**DATA EXTRACT**:
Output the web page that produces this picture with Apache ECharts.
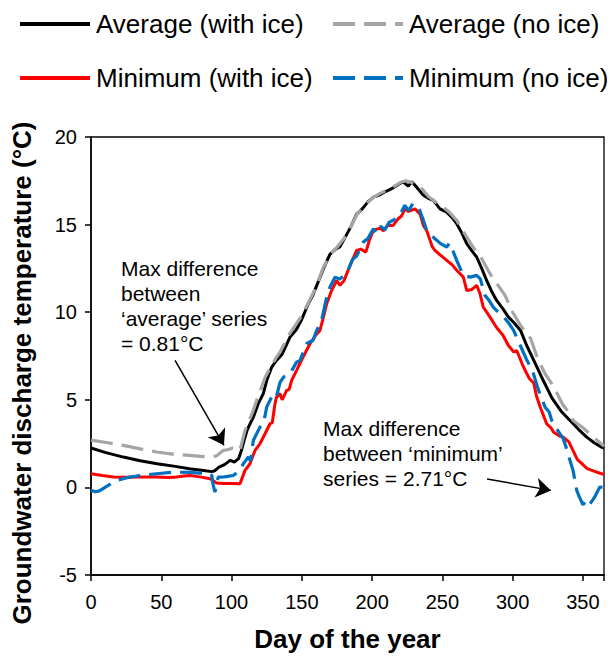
<!DOCTYPE html>
<html>
<head>
<meta charset="utf-8">
<script src="https://cdn.jsdelivr.net/npm/echarts@6/dist/echarts.min.js"></script>
<style>html,body{margin:0;padding:0;background:#fff}#c{width:610px;height:664px}</style>
</head>
<body>
<div id="c"></div>
<script>
// ---- Data ----
const seriesNames = ['Average (with ice)', 'Average (no ice)', 'Minimum (with ice)', 'Minimum (no ice)'];
const xTicks = [0, 50, 100, 150, 200, 250, 300, 350];
const yTicks = [-5, 0, 5, 10, 15, 20];

const avgIceDays = [0,10,23,35,47,60,70,80,86,88,91,95,99,102,105,107,109,111,113,115.5,119,122.6,125,128.6,132,136,141.6,146,150,154.6,158,162,166,170,174,177,181,185,189,193,197,201,205.6,210,215,219,222.2,224,225.8,228.2,231,236.5,240,243.6,248.3,253,257,260.2,264,267.3,271,274.4,278,281.5,285,288.6,293,297,301,305.6,310,315.3,321.8,328,335,340.8,347,352.7,358,363.3,365];
const avgIceVals = [2.25,2.0,1.73,1.52,1.35,1.2,1.07,0.97,0.9,0.95,1.16,1.3,1.54,1.45,1.64,2.11,2.7,3.25,3.6,4.01,4.78,5.35,6.1,6.87,7.25,7.6,8.58,9.0,9.6,10.48,11.0,11.8,12.6,13.3,13.6,13.72,14.3,14.9,15.6,15.9,16.3,16.57,16.7,16.9,17.1,17.3,17.45,17.3,17.2,17.45,17.2,16.67,16.5,16.38,15.9,15.71,15.4,15.05,14.5,13.91,13.5,13.15,12.5,11.81,11.2,10.67,10.2,9.72,9.4,8.96,8.1,7.21,6.1,5.1,4.3,3.82,3.3,2.87,2.55,2.3,2.25];

const avgNoIceDays = [0,12,23,35,46.7,58,70,80,85,89.4,94,97,101,104,106,109.6,112,115.5,118,121.4,124,127.4,131,135,140,145,150,155,160,165,170,175,180,185,190,195,200,205,210,215,220,224,228,232,236,240,245,250.6,255,260.2,265,271.8,278,283.9,289,294.6,300,306,312.8,318,323,327.8,332,336,340,343,350,356.2,360,365];
const avgNoIceVals = [2.7,2.55,2.4,2.2,2.02,1.9,1.83,1.76,1.73,1.8,2.11,2.15,2.25,2.2,2.11,3.25,3.7,4.4,5.0,5.73,6.3,6.8,7.3,7.8,8.6,9.2,9.8,10.6,11.4,12.5,13.3,13.7,14.2,14.9,15.7,16.1,16.5,16.75,16.95,17.15,17.4,17.5,17.4,17.3,17.0,16.6,16.3,16.0,15.7,15.24,14.6,13.72,13.05,12.2,11.6,10.96,10.0,9.2,8.5,7.3,6.5,5.92,5.3,4.68,4.3,3.82,3.4,2.97,2.7,2.35];

const minIceDays = [0,8,16,24,35,47,55,61,66,70.4,77.6,84.7,89.4,94,100,106,109.6,113.1,116.7,120.2,123.8,127.4,129,130.9,132,134.5,136,139.2,141,142.7,146.3,150,155.8,160,162.9,165,167.7,171,174.8,177.2,180,184,189,192,195.6,198,200.9,205.6,208,211,215,218.4,221,223.4,226,230.5,234.1,236.6,238.8,242.7,244.7,248,253.1,257,260.2,264.9,267.3,271,274.4,276.8,279.1,283.9,288.8,293,297,300.8,303,307,310.4,312,315,317,320,324.2,327.3,329,333,336,340,343,346,350,353,358.8,363.3,365];
const minIceVals = [0.78,0.68,0.59,0.58,0.6,0.6,0.57,0.59,0.65,0.68,0.6,0.49,0.25,0.22,0.22,0.21,0.97,1.35,2.11,2.49,3.06,3.63,3.7,4.78,5.15,5.35,5.0,5.54,5.6,6.1,6.68,7.3,8.2,8.7,8.96,9.6,10.48,11.2,11.81,11.53,11.8,12.6,13.53,13.6,13.43,14.1,14.67,14.8,14.65,14.95,14.95,15.32,15.5,15.9,15.75,15.9,15.6,14.93,14.67,13.76,13.53,13.3,12.96,12.7,12.39,12.0,11.24,11.3,11.53,11.05,10.29,9.72,9.1,8.7,8.1,7.73,7.8,7.0,6.44,6.2,5.96,5.2,4.5,3.63,3.4,3.16,2.95,2.87,2.6,2.1,1.6,1.3,1.07,0.9,0.78,0.75];

const minNoIceDays = [0,3,6,10,15,18.3,23,27.7,35,46.7,58.5,70,77.6,84,86,87,88.2,89.4,90.6,95,101.2,105,108.4,112,113.5,115.5,120.2,122.7,125,129.7,132,134.5,137,141.6,146.3,148.7,153.4,158,160.5,164,167.7,170,173.6,177,181.9,186,189,193.7,197,200.9,203,206,209,212,216,220,223.3,226,229,233,236.5,238.8,241,244.7,249,253.1,255,257.2,260.2,264.9,270,274.4,277,280.3,283,286.2,288.8,293,297,300.7,302,306,310.4,314,318,320,323.1,326,327.8,330,333.7,336,338,340.8,343,345.6,347,350,352.7,355,358,362,365];
const minNoIceVals = [-0.17,-0.25,-0.2,0.0,0.25,0.4,0.5,0.59,0.68,0.78,0.87,0.86,0.82,0.8,0.68,0.11,-0.27,0.3,0.59,0.6,0.68,0.9,1.35,1.73,1.5,2.68,3.44,3.63,4.58,5.35,5.2,6.0,6.3,6.49,7.15,7.25,8.2,8.4,8.96,9.5,10.86,11.43,12.0,11.9,12.2,13.0,13.2,14.0,14.2,14.76,14.5,14.9,14.7,15.12,15.3,15.6,16.1,15.8,16.2,16.0,15.24,14.67,14.5,14.19,13.9,13.72,13.95,13.57,12.96,12.1,12.0,12.1,11.9,10.96,10.7,10.29,10.08,9.8,9.4,8.96,8.72,8.0,7.21,6.7,5.65,5.2,4.58,4.3,3.82,3.5,3.06,2.78,2.3,1.54,0.97,-0.17,-0.46,-1.0,-0.7,-0.95,-0.6,0.02,0.0];

const zip = (d, v) => d.map((x, i) => [x, v[i]]);

const FONT = 'Arial, "Liberation Sans", sans-serif';
const chart = echarts.init(document.getElementById('c'), null, { renderer: 'svg' });

function legendAt(name, left, top) {
  return {
    data: [name], left: left, top: top, padding: 0, itemWidth: 70, itemHeight: 14,
    itemStyle: { color: 'rgba(0,0,0,0)', borderWidth: 0, opacity: 0 },
    lineStyle: { width: 4 },
    textStyle: { fontFamily: FONT, fontSize: 26, color: '#000', padding: [0, 0, 0, 1] },
    selectedMode: false
  };
}

chart.setOption({
  animation: false,
  backgroundColor: '#fff',
  legend: [
    legendAt(seriesNames[0], 18, 11),
    legendAt(seriesNames[1], 331, 11),
    legendAt(seriesNames[2], 18, 65),
    legendAt(seriesNames[3], 331, 65)
  ],
  grid: { left: 91, top: 137, right: 6, bottom: 89, show: true, borderColor: '#000', borderWidth: 1.3, containLabel: false },
  xAxis: {
    type: 'value', min: 0, max: 365, interval: 50,
    name: 'Day of the year', nameLocation: 'middle', nameGap: 51,
    nameTextStyle: { fontFamily: FONT, fontSize: 26, fontWeight: 'bold', color: '#000' },
    axisLine: { onZero: false, lineStyle: { color: '#000', width: 1.5 } },
    axisTick: { length: 6, lineStyle: { color: '#000', width: 1.5 } },
    axisLabel: { fontFamily: FONT, fontSize: 20, color: '#000', margin: 17,
      formatter: v => (xTicks.indexOf(v) >= 0 ? String(v) : '') },
    splitLine: { show: false }
  },
  yAxis: {
    type: 'value', min: -5, max: 20, interval: 5,
    name: 'Groundwater discharge temperature (°C)', nameLocation: 'middle', nameGap: 56,
    nameTextStyle: { fontFamily: FONT, fontSize: 26, fontWeight: 'bold', color: '#000', padding: [0, 34, 0, 0] },
    axisLine: { show: true, lineStyle: { color: '#000', width: 1.5 } },
    axisTick: { show: true, length: 6, lineStyle: { color: '#000', width: 1.5 } },
    axisLabel: { fontFamily: FONT, fontSize: 20, color: '#000', margin: 14,
      formatter: v => (yTicks.indexOf(v) >= 0 ? String(v) : '') },
    splitLine: { show: false }
  },
  series: [
    { name: seriesNames[0], type: 'line', data: zip(avgIceDays, avgIceVals), showSymbol: false, symbol: 'none',
      lineStyle: { color: '#000000', width: 3 }, itemStyle: { color: '#000000' }, z: 2,
      markLine: {
        silent: true, symbol: ['none', 'arrow'], symbolSize: 15, label: { show: false },
        lineStyle: { color: '#000', width: 1.5, type: 'solid' },
        itemStyle: { color: '#000' },
        data: [
          [{ coord: [59.8, 7.25] }, { coord: [94.6, 2.4] }],
          [{ coord: [281.8, 0.48] }, { coord: [327.3, -0.17] }]
        ]
      }
    },
    { name: seriesNames[1], type: 'line', data: zip(avgNoIceDays, avgNoIceVals), showSymbol: false, symbol: 'none',
      lineStyle: { color: '#A5A5A5', width: 3.2, type: [22, 9] }, itemStyle: { color: '#A5A5A5' }, z: 3 },
    { name: seriesNames[2], type: 'line', data: zip(minIceDays, minIceVals), showSymbol: false, symbol: 'none',
      lineStyle: { color: '#FF0000', width: 3 }, itemStyle: { color: '#FF0000' }, z: 4 },
    { name: seriesNames[3], type: 'line', data: zip(minNoIceDays, minNoIceVals), showSymbol: false, symbol: 'none',
      lineStyle: { color: '#0070C0', width: 3.2, type: [22, 9] }, itemStyle: { color: '#0070C0' }, z: 5 }
  ],
  graphic: [
    { type: 'text', left: 121, top: 256, z: 10,
      style: { text: 'Max difference\nbetween\n‘average’ series\n= 0.81°C', font: '21px ' + FONT, fill: '#000', lineHeight: 25 } },
    { type: 'text', left: 323, top: 416, z: 10,
      style: { text: 'Max difference\nbetween ‘minimum’\nseries = 2.71°C', font: '21px ' + FONT, fill: '#000', lineHeight: 25 } }
  ]
});
</script>
</body>
</html>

**WHAT NEEDS TO BE DONE**: From the first line above to the line containing "const yTicks = [-5, 0, 5, 10, 15, 20];", repeat each line exactly. Pictures stay out.

**EXERCISE RESPONSE**:
Output the web page that produces this picture with Apache ECharts.
<!DOCTYPE html>
<html>
<head>
<meta charset="utf-8">
<script src="https://cdn.jsdelivr.net/npm/echarts@6/dist/echarts.min.js"></script>
<style>html,body{margin:0;padding:0;background:#fff}#c{width:610px;height:664px}</style>
</head>
<body>
<div id="c"></div>
<script>
// ---- Data ----
const seriesNames = ['Average (with ice)', 'Average (no ice)', 'Minimum (with ice)', 'Minimum (no ice)'];
const xTicks = [0, 50, 100, 150, 200, 250, 300, 350];
const yTicks = [-5, 0, 5, 10, 15, 20];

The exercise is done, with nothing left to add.